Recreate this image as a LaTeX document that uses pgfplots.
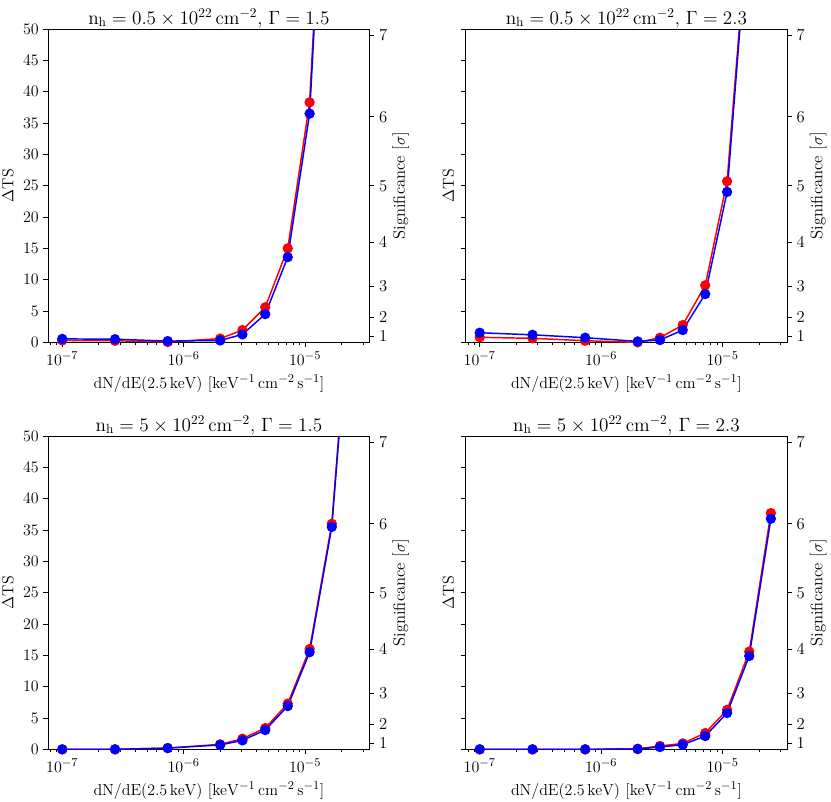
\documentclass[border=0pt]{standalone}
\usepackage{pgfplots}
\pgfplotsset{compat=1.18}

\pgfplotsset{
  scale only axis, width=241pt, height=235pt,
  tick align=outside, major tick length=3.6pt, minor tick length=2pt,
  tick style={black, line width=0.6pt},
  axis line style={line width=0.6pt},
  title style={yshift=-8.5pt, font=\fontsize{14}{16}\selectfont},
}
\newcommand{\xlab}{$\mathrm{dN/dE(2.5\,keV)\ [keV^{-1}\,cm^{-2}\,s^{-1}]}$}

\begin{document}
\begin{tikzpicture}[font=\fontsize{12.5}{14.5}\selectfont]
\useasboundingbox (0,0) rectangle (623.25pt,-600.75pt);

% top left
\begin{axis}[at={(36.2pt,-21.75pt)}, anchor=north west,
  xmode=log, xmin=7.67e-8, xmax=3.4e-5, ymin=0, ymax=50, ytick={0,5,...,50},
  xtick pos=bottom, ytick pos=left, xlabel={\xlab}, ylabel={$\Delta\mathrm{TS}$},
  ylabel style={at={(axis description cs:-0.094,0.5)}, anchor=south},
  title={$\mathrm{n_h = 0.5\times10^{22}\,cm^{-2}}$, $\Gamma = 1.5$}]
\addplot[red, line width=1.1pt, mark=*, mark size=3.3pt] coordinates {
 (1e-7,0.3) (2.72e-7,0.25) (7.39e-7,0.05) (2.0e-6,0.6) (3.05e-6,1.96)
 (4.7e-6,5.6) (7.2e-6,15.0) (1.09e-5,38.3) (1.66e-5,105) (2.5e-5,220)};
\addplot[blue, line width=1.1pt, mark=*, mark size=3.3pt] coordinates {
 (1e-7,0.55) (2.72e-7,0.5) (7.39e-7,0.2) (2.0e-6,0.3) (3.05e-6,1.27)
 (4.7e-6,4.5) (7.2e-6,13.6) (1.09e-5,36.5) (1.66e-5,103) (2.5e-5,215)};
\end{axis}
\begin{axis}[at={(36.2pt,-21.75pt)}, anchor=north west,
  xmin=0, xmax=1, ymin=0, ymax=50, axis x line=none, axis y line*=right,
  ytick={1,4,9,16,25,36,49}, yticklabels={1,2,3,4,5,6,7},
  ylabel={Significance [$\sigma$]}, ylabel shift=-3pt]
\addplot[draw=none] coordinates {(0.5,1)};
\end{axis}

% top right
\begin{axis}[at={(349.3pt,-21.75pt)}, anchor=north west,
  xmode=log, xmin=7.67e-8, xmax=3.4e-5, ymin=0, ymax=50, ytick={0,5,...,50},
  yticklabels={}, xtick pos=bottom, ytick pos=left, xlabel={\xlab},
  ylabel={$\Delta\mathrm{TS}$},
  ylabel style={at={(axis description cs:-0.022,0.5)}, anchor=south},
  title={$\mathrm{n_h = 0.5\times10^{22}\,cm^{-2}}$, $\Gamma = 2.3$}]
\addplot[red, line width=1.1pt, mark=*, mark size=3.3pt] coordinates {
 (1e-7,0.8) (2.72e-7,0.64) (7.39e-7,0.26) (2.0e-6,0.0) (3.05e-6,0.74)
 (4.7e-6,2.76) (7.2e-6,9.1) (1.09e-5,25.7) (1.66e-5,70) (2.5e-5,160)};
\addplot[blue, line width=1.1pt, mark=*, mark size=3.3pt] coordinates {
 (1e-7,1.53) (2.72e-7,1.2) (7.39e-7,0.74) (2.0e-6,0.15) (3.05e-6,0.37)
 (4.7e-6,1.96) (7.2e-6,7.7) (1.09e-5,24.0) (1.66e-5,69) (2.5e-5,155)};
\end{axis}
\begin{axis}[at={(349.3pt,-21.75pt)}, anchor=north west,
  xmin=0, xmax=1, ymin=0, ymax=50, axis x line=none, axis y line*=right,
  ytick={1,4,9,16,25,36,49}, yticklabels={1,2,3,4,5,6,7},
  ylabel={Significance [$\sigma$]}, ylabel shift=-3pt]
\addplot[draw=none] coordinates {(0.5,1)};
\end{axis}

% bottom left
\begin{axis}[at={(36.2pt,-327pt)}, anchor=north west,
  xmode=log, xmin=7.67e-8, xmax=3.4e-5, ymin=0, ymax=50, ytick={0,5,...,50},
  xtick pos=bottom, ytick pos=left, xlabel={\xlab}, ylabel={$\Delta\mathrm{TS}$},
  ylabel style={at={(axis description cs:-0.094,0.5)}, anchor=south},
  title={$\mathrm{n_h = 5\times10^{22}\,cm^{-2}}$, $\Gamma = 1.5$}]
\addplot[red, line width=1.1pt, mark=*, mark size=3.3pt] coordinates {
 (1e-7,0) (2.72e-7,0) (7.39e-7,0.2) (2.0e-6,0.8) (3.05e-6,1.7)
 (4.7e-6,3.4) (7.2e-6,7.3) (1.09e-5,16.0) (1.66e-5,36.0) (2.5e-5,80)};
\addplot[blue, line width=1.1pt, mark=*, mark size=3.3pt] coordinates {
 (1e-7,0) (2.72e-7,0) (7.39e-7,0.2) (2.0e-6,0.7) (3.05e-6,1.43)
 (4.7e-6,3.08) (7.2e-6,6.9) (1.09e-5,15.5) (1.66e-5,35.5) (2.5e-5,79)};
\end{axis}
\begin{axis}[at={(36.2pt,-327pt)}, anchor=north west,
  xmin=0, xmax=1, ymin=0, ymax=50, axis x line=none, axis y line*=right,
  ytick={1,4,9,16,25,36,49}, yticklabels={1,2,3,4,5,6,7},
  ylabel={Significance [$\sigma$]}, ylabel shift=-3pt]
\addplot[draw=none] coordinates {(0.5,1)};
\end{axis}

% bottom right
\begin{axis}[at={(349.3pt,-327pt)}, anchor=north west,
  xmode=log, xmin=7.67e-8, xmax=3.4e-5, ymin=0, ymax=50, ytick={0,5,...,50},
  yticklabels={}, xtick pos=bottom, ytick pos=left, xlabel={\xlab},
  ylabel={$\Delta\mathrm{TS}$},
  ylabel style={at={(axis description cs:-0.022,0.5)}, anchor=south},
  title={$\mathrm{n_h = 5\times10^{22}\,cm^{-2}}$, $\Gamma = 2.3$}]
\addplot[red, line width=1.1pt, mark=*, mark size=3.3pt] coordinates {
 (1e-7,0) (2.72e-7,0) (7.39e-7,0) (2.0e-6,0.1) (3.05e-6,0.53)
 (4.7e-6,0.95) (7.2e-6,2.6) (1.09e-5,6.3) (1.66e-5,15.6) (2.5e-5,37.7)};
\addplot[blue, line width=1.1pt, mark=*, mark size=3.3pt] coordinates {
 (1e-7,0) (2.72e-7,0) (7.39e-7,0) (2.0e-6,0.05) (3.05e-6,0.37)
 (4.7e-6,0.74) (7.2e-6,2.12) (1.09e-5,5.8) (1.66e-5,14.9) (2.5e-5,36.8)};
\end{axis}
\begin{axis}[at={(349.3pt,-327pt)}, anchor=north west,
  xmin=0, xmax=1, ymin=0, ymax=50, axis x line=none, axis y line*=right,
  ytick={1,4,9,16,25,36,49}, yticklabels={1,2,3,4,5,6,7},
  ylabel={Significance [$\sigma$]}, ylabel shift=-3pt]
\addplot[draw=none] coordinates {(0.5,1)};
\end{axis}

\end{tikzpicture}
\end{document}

━━━━━━━━━━

* _THE REQUEST_
Quote everything in the listing above exactly; pictures are the only thing to omit.

* _FULL OUTPUT_
Recreate this image as a LaTeX document that uses pgfplots.
\documentclass[border=0pt]{standalone}
\usepackage{pgfplots}
\pgfplotsset{compat=1.18}

\pgfplotsset{
  scale only axis, width=241pt, height=235pt,
  tick align=outside, major tick length=3.6pt, minor tick length=2pt,
  tick style={black, line width=0.6pt},
  axis line style={line width=0.6pt},
  title style={yshift=-8.5pt, font=\fontsize{14}{16}\selectfont},
}
\newcommand{\xlab}{$\mathrm{dN/dE(2.5\,keV)\ [keV^{-1}\,cm^{-2}\,s^{-1}]}$}

\begin{document}
\begin{tikzpicture}[font=\fontsize{12.5}{14.5}\selectfont]
\useasboundingbox (0,0) rectangle (623.25pt,-600.75pt);

% top left
\begin{axis}[at={(36.2pt,-21.75pt)}, anchor=north west,
  xmode=log, xmin=7.67e-8, xmax=3.4e-5, ymin=0, ymax=50, ytick={0,5,...,50},
  xtick pos=bottom, ytick pos=left, xlabel={\xlab}, ylabel={$\Delta\mathrm{TS}$},
  ylabel style={at={(axis description cs:-0.094,0.5)}, anchor=south},
  title={$\mathrm{n_h = 0.5\times10^{22}\,cm^{-2}}$, $\Gamma = 1.5$}]
\addplot[red, line width=1.1pt, mark=*, mark size=3.3pt] coordinates {
 (1e-7,0.3) (2.72e-7,0.25) (7.39e-7,0.05) (2.0e-6,0.6) (3.05e-6,1.96)
 (4.7e-6,5.6) (7.2e-6,15.0) (1.09e-5,38.3) (1.66e-5,105) (2.5e-5,220)};
\addplot[blue, line width=1.1pt, mark=*, mark size=3.3pt] coordinates {
 (1e-7,0.55) (2.72e-7,0.5) (7.39e-7,0.2) (2.0e-6,0.3) (3.05e-6,1.27)
 (4.7e-6,4.5) (7.2e-6,13.6) (1.09e-5,36.5) (1.66e-5,103) (2.5e-5,215)};
\end{axis}
\begin{axis}[at={(36.2pt,-21.75pt)}, anchor=north west,
  xmin=0, xmax=1, ymin=0, ymax=50, axis x line=none, axis y line*=right,
  ytick={1,4,9,16,25,36,49}, yticklabels={1,2,3,4,5,6,7},
  ylabel={Significance [$\sigma$]}, ylabel shift=-3pt]
\addplot[draw=none] coordinates {(0.5,1)};
\end{axis}

% top right
\begin{axis}[at={(349.3pt,-21.75pt)}, anchor=north west,
  xmode=log, xmin=7.67e-8, xmax=3.4e-5, ymin=0, ymax=50, ytick={0,5,...,50},
  yticklabels={}, xtick pos=bottom, ytick pos=left, xlabel={\xlab},
  ylabel={$\Delta\mathrm{TS}$},
  ylabel style={at={(axis description cs:-0.022,0.5)}, anchor=south},
  title={$\mathrm{n_h = 0.5\times10^{22}\,cm^{-2}}$, $\Gamma = 2.3$}]
\addplot[red, line width=1.1pt, mark=*, mark size=3.3pt] coordinates {
 (1e-7,0.8) (2.72e-7,0.64) (7.39e-7,0.26) (2.0e-6,0.0) (3.05e-6,0.74)
 (4.7e-6,2.76) (7.2e-6,9.1) (1.09e-5,25.7) (1.66e-5,70) (2.5e-5,160)};
\addplot[blue, line width=1.1pt, mark=*, mark size=3.3pt] coordinates {
 (1e-7,1.53) (2.72e-7,1.2) (7.39e-7,0.74) (2.0e-6,0.15) (3.05e-6,0.37)
 (4.7e-6,1.96) (7.2e-6,7.7) (1.09e-5,24.0) (1.66e-5,69) (2.5e-5,155)};
\end{axis}
\begin{axis}[at={(349.3pt,-21.75pt)}, anchor=north west,
  xmin=0, xmax=1, ymin=0, ymax=50, axis x line=none, axis y line*=right,
  ytick={1,4,9,16,25,36,49}, yticklabels={1,2,3,4,5,6,7},
  ylabel={Significance [$\sigma$]}, ylabel shift=-3pt]
\addplot[draw=none] coordinates {(0.5,1)};
\end{axis}

% bottom left
\begin{axis}[at={(36.2pt,-327pt)}, anchor=north west,
  xmode=log, xmin=7.67e-8, xmax=3.4e-5, ymin=0, ymax=50, ytick={0,5,...,50},
  xtick pos=bottom, ytick pos=left, xlabel={\xlab}, ylabel={$\Delta\mathrm{TS}$},
  ylabel style={at={(axis description cs:-0.094,0.5)}, anchor=south},
  title={$\mathrm{n_h = 5\times10^{22}\,cm^{-2}}$, $\Gamma = 1.5$}]
\addplot[red, line width=1.1pt, mark=*, mark size=3.3pt] coordinates {
 (1e-7,0) (2.72e-7,0) (7.39e-7,0.2) (2.0e-6,0.8) (3.05e-6,1.7)
 (4.7e-6,3.4) (7.2e-6,7.3) (1.09e-5,16.0) (1.66e-5,36.0) (2.5e-5,80)};
\addplot[blue, line width=1.1pt, mark=*, mark size=3.3pt] coordinates {
 (1e-7,0) (2.72e-7,0) (7.39e-7,0.2) (2.0e-6,0.7) (3.05e-6,1.43)
 (4.7e-6,3.08) (7.2e-6,6.9) (1.09e-5,15.5) (1.66e-5,35.5) (2.5e-5,79)};
\end{axis}
\begin{axis}[at={(36.2pt,-327pt)}, anchor=north west,
  xmin=0, xmax=1, ymin=0, ymax=50, axis x line=none, axis y line*=right,
  ytick={1,4,9,16,25,36,49}, yticklabels={1,2,3,4,5,6,7},
  ylabel={Significance [$\sigma$]}, ylabel shift=-3pt]
\addplot[draw=none] coordinates {(0.5,1)};
\end{axis}

% bottom right
\begin{axis}[at={(349.3pt,-327pt)}, anchor=north west,
  xmode=log, xmin=7.67e-8, xmax=3.4e-5, ymin=0, ymax=50, ytick={0,5,...,50},
  yticklabels={}, xtick pos=bottom, ytick pos=left, xlabel={\xlab},
  ylabel={$\Delta\mathrm{TS}$},
  ylabel style={at={(axis description cs:-0.022,0.5)}, anchor=south},
  title={$\mathrm{n_h = 5\times10^{22}\,cm^{-2}}$, $\Gamma = 2.3$}]
\addplot[red, line width=1.1pt, mark=*, mark size=3.3pt] coordinates {
 (1e-7,0) (2.72e-7,0) (7.39e-7,0) (2.0e-6,0.1) (3.05e-6,0.53)
 (4.7e-6,0.95) (7.2e-6,2.6) (1.09e-5,6.3) (1.66e-5,15.6) (2.5e-5,37.7)};
\addplot[blue, line width=1.1pt, mark=*, mark size=3.3pt] coordinates {
 (1e-7,0) (2.72e-7,0) (7.39e-7,0) (2.0e-6,0.05) (3.05e-6,0.37)
 (4.7e-6,0.74) (7.2e-6,2.12) (1.09e-5,5.8) (1.66e-5,14.9) (2.5e-5,36.8)};
\end{axis}
\begin{axis}[at={(349.3pt,-327pt)}, anchor=north west,
  xmin=0, xmax=1, ymin=0, ymax=50, axis x line=none, axis y line*=right,
  ytick={1,4,9,16,25,36,49}, yticklabels={1,2,3,4,5,6,7},
  ylabel={Significance [$\sigma$]}, ylabel shift=-3pt]
\addplot[draw=none] coordinates {(0.5,1)};
\end{axis}

\end{tikzpicture}
\end{document}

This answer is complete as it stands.